==== Collected data ====

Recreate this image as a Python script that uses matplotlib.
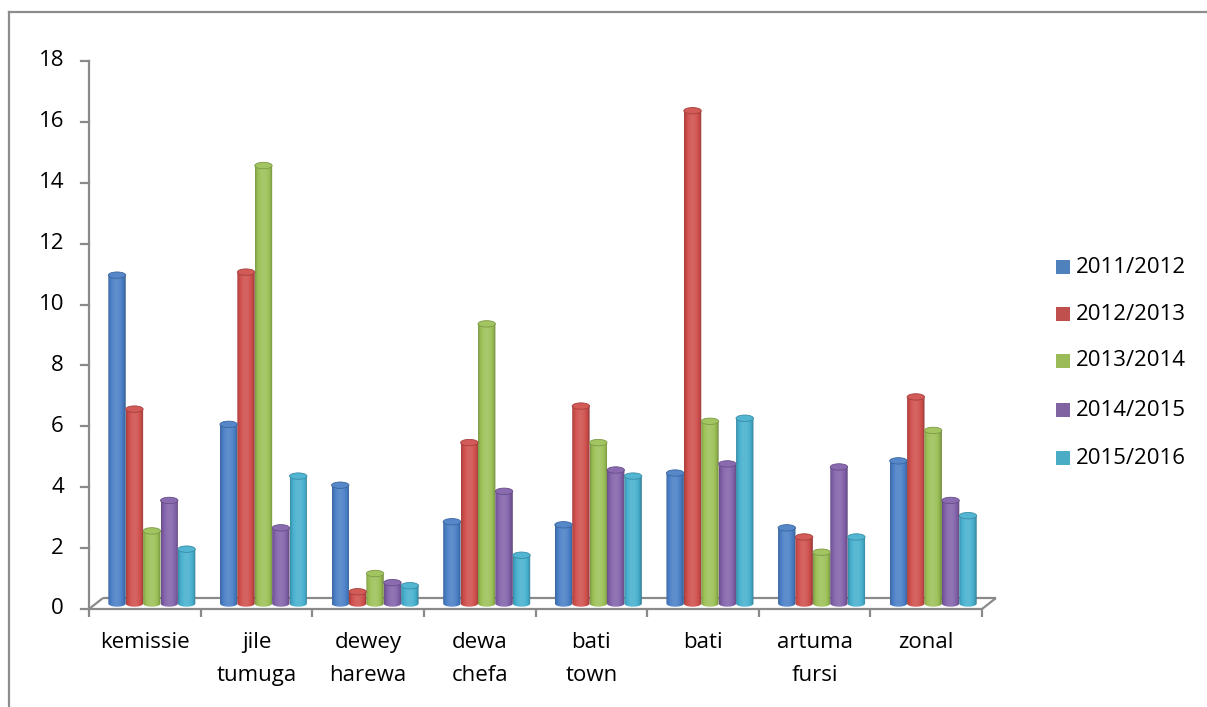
import numpy as np
import matplotlib
matplotlib.use("Agg")
import matplotlib.pyplot as plt
from matplotlib.patches import Ellipse, Polygon, Rectangle
from matplotlib.lines import Line2D

# ---- data -------------------------------------------------------------
categories = ["kemissie", "jile\ntumuga", "dewey\nharewa", "dewa\nchefa",
              "bati\ntown", "bati", "artuma\nfursi", "zonal"]
series_names = ["2011/2012", "2012/2013", "2013/2014", "2014/2015", "2015/2016"]
s2011 = [10.9, 6.0, 4.0, 2.8, 2.7, 4.4, 2.6, 4.8]
s2012 = [6.5, 11.0, 0.5, 5.4, 6.6, 16.3, 2.3, 6.9]
s2013 = [2.5, 14.5, 1.1, 9.3, 5.4, 6.1, 1.8, 5.8]
s2014 = [3.5, 2.6, 0.8, 3.8, 4.5, 4.7, 4.6, 3.5]
s2015 = [1.9, 4.3, 0.7, 1.7, 4.3, 6.2, 2.3, 3.0]
series_values = [s2011, s2012, s2013, s2014, s2015]
y_ticks = [0, 2, 4, 6, 8, 10, 12, 14, 16, 18]

colors = ["#4a7fc6", "#cf4f4c", "#9cc057", "#8262aa", "#47b0cf"]
legend_colors = ["#4f81bd", "#c0504d", "#9bbb59", "#8064a2", "#4bacc6"]

# ---- figure / axes ----------------------------------------------------
W, H = 1207, 707
fig = plt.figure(figsize=(W / 100, H / 100), dpi=100)
fig.patch.set_facecolor("white")

ax_left, ax_right = 89, 982      # pixel columns of category 0 and 8
ax_bot, ax_top = 609, 61         # pixel rows of value 0 and 18
ax = fig.add_axes([ax_left / W, 1 - ax_bot / H,
                   (ax_right - ax_left) / W, (ax_bot - ax_top) / H])
ncat = len(categories)
ax.set_xlim(0, ncat)
ax.set_ylim(0, 18)
ax.axis("off")

px_x = ncat / (ax_right - ax_left)       # category units per pixel
px_y = 18 / (ax_bot - ax_top)            # value units per pixel

FONT = ["Open Sans", "DejaVu Sans"]
FS = 16
grey = "#8a8a8a"

# floor depth of the 3-D box
dx = 14 * px_x
dy = 11 * px_y

# chart border (left and top)
fig.add_artist(Line2D([9 / W, 9 / W], [0, 1 - 12 / H], transform=fig.transFigure,
                      color="#8c8c8c", lw=1.6))
fig.add_artist(Line2D([9 / W, 1], [1 - 12 / H, 1 - 12 / H], transform=fig.transFigure,
                      color="#8c8c8c", lw=1.6))

# value axis line, ticks and labels
ax.plot([0, 0], [0, 18], color=grey, lw=1.6, clip_on=False, zorder=2)
for t in y_ticks:
    ax.plot([-8 * px_x, 0], [t, t], color=grey, lw=1.6, clip_on=False, zorder=2)
    ax.text(-25 * px_x, t, str(t), ha="right", va="center", fontsize=FS,
            family=FONT, color="black")

# floor outline
floor_kw = dict(color=grey, lw=1.6, clip_on=False, zorder=1, solid_capstyle="butt")
ax.plot([0, ncat], [0, 0], **floor_kw)
ax.plot([0, dx], [0, dy], **floor_kw)
ax.plot([dx, ncat + dx], [dy, dy], **floor_kw)
ax.plot([ncat, ncat + dx], [0, dy], **floor_kw)
for i in range(ncat + 1):
    ax.plot([i, i], [0, -8 * px_y], **floor_kw)

# category labels
for i, name in enumerate(categories):
    ax.text(i + 0.5, -23 * px_y, name, ha="center", va="top", fontsize=FS,
            family=FONT, linespacing=1.72, color="black")


def shade(rgb, f):
    rgb = np.asarray(rgb, dtype=float)
    if f >= 1:
        return rgb + (1 - rgb) * (f - 1)
    return rgb * f


# cylinders
bw = 17.4 * px_x
eh = 3.2 * px_y
base = dy / 2 - 3.5 * px_y
nser = len(series_values)
tt = np.linspace(0, 1, 64)
prof = 0.78 + 0.34 * np.sin(np.pi * np.clip(tt * 1.05, 0, 1)) ** 0.7
prof[-6:] *= np.linspace(1.0, 0.9, 6)
for j, vals in enumerate(series_values):
    rgb = np.array(matplotlib.colors.to_rgb(colors[j]))
    grad = np.array([shade(rgb, f) for f in prof])
    grad = np.clip(grad, 0, 1)[None, :, :]
    for i, v in enumerate(vals):
        xc = i + 0.5 + dx / 2 + (j - (nser - 1) / 2) * bw
        x0, x1 = xc - bw / 2, xc + bw / 2
        top = base + v
        bottom = dy / 2
        th = np.linspace(np.pi, 2 * np.pi, 30)
        arc = np.column_stack([xc + bw / 2 * np.cos(th), bottom + eh * np.sin(th)])
        pts = np.vstack([[x0, top], arc, [x1, top]])
        clip = Polygon(pts, closed=True, transform=ax.transData,
                       facecolor="none", edgecolor="none")
        ax.add_patch(clip)
        im = ax.imshow(grad, extent=[x0, x1, bottom - eh, top], aspect="auto",
                       interpolation="bilinear", zorder=3 + i * 0.01)
        im.set_clip_path(clip)
        cap = Ellipse((xc, top), bw, 2 * eh, facecolor=shade(rgb, 1.06),
                      edgecolor=shade(rgb, 0.8), lw=0.6, zorder=3.5 + i * 0.01)
        ax.add_patch(cap)

ax.set_xlim(0, ncat)
ax.set_ylim(0, 18)

# legend
leg_y = [267, 314, 361, 410, 458]
for j, name in enumerate(series_names):
    yp = leg_y[j]
    fig.add_artist(Rectangle((1056 / W, 1 - (yp + 7) / H), 14 / W, 14 / H,
                             transform=fig.transFigure,
                             facecolor=legend_colors[j], edgecolor="none"))
    fig.text(1076 / W, 1 - yp / H, name, ha="left", va="center",
             fontsize=FS, family=FONT, color="black")

fig.savefig("out.png", dpi=100, facecolor="white")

====

** Problem to work on **
Leave out the pictures and output the rest of the material exactly as written.

** Reply **
Recreate this image as a Python script that uses matplotlib.
import numpy as np
import matplotlib
matplotlib.use("Agg")
import matplotlib.pyplot as plt
from matplotlib.patches import Ellipse, Polygon, Rectangle
from matplotlib.lines import Line2D

# ---- data -------------------------------------------------------------
categories = ["kemissie", "jile\ntumuga", "dewey\nharewa", "dewa\nchefa",
              "bati\ntown", "bati", "artuma\nfursi", "zonal"]
series_names = ["2011/2012", "2012/2013", "2013/2014", "2014/2015", "2015/2016"]
s2011 = [10.9, 6.0, 4.0, 2.8, 2.7, 4.4, 2.6, 4.8]
s2012 = [6.5, 11.0, 0.5, 5.4, 6.6, 16.3, 2.3, 6.9]
s2013 = [2.5, 14.5, 1.1, 9.3, 5.4, 6.1, 1.8, 5.8]
s2014 = [3.5, 2.6, 0.8, 3.8, 4.5, 4.7, 4.6, 3.5]
s2015 = [1.9, 4.3, 0.7, 1.7, 4.3, 6.2, 2.3, 3.0]
series_values = [s2011, s2012, s2013, s2014, s2015]
y_ticks = [0, 2, 4, 6, 8, 10, 12, 14, 16, 18]

colors = ["#4a7fc6", "#cf4f4c", "#9cc057", "#8262aa", "#47b0cf"]
legend_colors = ["#4f81bd", "#c0504d", "#9bbb59", "#8064a2", "#4bacc6"]

# ---- figure / axes ----------------------------------------------------
W, H = 1207, 707
fig = plt.figure(figsize=(W / 100, H / 100), dpi=100)
fig.patch.set_facecolor("white")

ax_left, ax_right = 89, 982      # pixel columns of category 0 and 8
ax_bot, ax_top = 609, 61         # pixel rows of value 0 and 18
ax = fig.add_axes([ax_left / W, 1 - ax_bot / H,
                   (ax_right - ax_left) / W, (ax_bot - ax_top) / H])
ncat = len(categories)
ax.set_xlim(0, ncat)
ax.set_ylim(0, 18)
ax.axis("off")

px_x = ncat / (ax_right - ax_left)       # category units per pixel
px_y = 18 / (ax_bot - ax_top)            # value units per pixel

FONT = ["Open Sans", "DejaVu Sans"]
FS = 16
grey = "#8a8a8a"

# floor depth of the 3-D box
dx = 14 * px_x
dy = 11 * px_y

# chart border (left and top)
fig.add_artist(Line2D([9 / W, 9 / W], [0, 1 - 12 / H], transform=fig.transFigure,
                      color="#8c8c8c", lw=1.6))
fig.add_artist(Line2D([9 / W, 1], [1 - 12 / H, 1 - 12 / H], transform=fig.transFigure,
                      color="#8c8c8c", lw=1.6))

# value axis line, ticks and labels
ax.plot([0, 0], [0, 18], color=grey, lw=1.6, clip_on=False, zorder=2)
for t in y_ticks:
    ax.plot([-8 * px_x, 0], [t, t], color=grey, lw=1.6, clip_on=False, zorder=2)
    ax.text(-25 * px_x, t, str(t), ha="right", va="center", fontsize=FS,
            family=FONT, color="black")

# floor outline
floor_kw = dict(color=grey, lw=1.6, clip_on=False, zorder=1, solid_capstyle="butt")
ax.plot([0, ncat], [0, 0], **floor_kw)
ax.plot([0, dx], [0, dy], **floor_kw)
ax.plot([dx, ncat + dx], [dy, dy], **floor_kw)
ax.plot([ncat, ncat + dx], [0, dy], **floor_kw)
for i in range(ncat + 1):
    ax.plot([i, i], [0, -8 * px_y], **floor_kw)

# category labels
for i, name in enumerate(categories):
    ax.text(i + 0.5, -23 * px_y, name, ha="center", va="top", fontsize=FS,
            family=FONT, linespacing=1.72, color="black")


def shade(rgb, f):
    rgb = np.asarray(rgb, dtype=float)
    if f >= 1:
        return rgb + (1 - rgb) * (f - 1)
    return rgb * f


# cylinders
bw = 17.4 * px_x
eh = 3.2 * px_y
base = dy / 2 - 3.5 * px_y
nser = len(series_values)
tt = np.linspace(0, 1, 64)
prof = 0.78 + 0.34 * np.sin(np.pi * np.clip(tt * 1.05, 0, 1)) ** 0.7
prof[-6:] *= np.linspace(1.0, 0.9, 6)
for j, vals in enumerate(series_values):
    rgb = np.array(matplotlib.colors.to_rgb(colors[j]))
    grad = np.array([shade(rgb, f) for f in prof])
    grad = np.clip(grad, 0, 1)[None, :, :]
    for i, v in enumerate(vals):
        xc = i + 0.5 + dx / 2 + (j - (nser - 1) / 2) * bw
        x0, x1 = xc - bw / 2, xc + bw / 2
        top = base + v
        bottom = dy / 2
        th = np.linspace(np.pi, 2 * np.pi, 30)
        arc = np.column_stack([xc + bw / 2 * np.cos(th), bottom + eh * np.sin(th)])
        pts = np.vstack([[x0, top], arc, [x1, top]])
        clip = Polygon(pts, closed=True, transform=ax.transData,
                       facecolor="none", edgecolor="none")
        ax.add_patch(clip)
        im = ax.imshow(grad, extent=[x0, x1, bottom - eh, top], aspect="auto",
                       interpolation="bilinear", zorder=3 + i * 0.01)
        im.set_clip_path(clip)
        cap = Ellipse((xc, top), bw, 2 * eh, facecolor=shade(rgb, 1.06),
                      edgecolor=shade(rgb, 0.8), lw=0.6, zorder=3.5 + i * 0.01)
        ax.add_patch(cap)

ax.set_xlim(0, ncat)
ax.set_ylim(0, 18)

# legend
leg_y = [267, 314, 361, 410, 458]
for j, name in enumerate(series_names):
    yp = leg_y[j]
    fig.add_artist(Rectangle((1056 / W, 1 - (yp + 7) / H), 14 / W, 14 / H,
                             transform=fig.transFigure,
                             facecolor=legend_colors[j], edgecolor="none"))
    fig.text(1076 / W, 1 - yp / H, name, ha="left", va="center",
             fontsize=FS, family=FONT, color="black")

fig.savefig("out.png", dpi=100, facecolor="white")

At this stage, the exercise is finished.